[Charts and diagrams as code]

----

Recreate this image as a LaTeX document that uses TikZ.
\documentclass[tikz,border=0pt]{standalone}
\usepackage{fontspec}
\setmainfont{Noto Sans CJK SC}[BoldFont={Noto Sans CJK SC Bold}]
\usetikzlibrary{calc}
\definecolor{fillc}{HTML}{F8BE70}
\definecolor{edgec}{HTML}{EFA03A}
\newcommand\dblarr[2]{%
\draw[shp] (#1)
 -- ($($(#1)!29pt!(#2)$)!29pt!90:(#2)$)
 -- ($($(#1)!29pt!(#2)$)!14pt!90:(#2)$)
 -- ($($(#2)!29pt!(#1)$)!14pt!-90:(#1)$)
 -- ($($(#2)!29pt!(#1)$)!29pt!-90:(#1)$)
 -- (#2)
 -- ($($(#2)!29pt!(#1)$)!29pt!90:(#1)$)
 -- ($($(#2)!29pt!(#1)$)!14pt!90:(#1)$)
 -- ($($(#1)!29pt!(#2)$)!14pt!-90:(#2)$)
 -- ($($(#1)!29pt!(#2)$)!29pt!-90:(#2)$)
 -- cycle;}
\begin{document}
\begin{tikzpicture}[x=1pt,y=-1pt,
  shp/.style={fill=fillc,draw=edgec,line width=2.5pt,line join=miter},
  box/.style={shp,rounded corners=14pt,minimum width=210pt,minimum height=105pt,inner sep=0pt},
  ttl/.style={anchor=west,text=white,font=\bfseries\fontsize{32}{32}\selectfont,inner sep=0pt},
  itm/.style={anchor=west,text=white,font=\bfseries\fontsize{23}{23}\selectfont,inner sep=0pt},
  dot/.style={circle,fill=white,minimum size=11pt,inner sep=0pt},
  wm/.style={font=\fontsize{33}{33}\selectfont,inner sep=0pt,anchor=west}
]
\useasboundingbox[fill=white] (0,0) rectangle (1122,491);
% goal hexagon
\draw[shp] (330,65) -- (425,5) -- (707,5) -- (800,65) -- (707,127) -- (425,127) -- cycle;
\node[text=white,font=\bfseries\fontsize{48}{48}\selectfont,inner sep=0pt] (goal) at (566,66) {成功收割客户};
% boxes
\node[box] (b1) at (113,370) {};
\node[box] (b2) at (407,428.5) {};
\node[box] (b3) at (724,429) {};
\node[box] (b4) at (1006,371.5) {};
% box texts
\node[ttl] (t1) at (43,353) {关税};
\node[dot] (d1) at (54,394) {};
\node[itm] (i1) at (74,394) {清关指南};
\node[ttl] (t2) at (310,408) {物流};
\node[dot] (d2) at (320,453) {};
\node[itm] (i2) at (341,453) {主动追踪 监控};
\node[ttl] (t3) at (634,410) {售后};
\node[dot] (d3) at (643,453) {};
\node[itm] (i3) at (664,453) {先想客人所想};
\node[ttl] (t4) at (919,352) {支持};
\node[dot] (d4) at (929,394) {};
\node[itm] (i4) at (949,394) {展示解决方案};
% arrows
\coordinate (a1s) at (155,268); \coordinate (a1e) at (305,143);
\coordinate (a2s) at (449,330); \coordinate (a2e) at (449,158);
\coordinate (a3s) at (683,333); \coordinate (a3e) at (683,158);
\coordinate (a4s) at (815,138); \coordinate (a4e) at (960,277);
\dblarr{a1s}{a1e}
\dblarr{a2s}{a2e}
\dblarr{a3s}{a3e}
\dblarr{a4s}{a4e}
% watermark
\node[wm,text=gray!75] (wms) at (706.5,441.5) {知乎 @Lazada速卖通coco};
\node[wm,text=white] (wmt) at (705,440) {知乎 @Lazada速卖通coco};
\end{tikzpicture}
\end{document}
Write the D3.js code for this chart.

----

Filter the listing for the word "this" and copy every line that holds it.

Exercise solution:
Recreate this image as a LaTeX document that uses TikZ.
Write the D3.js code for this chart.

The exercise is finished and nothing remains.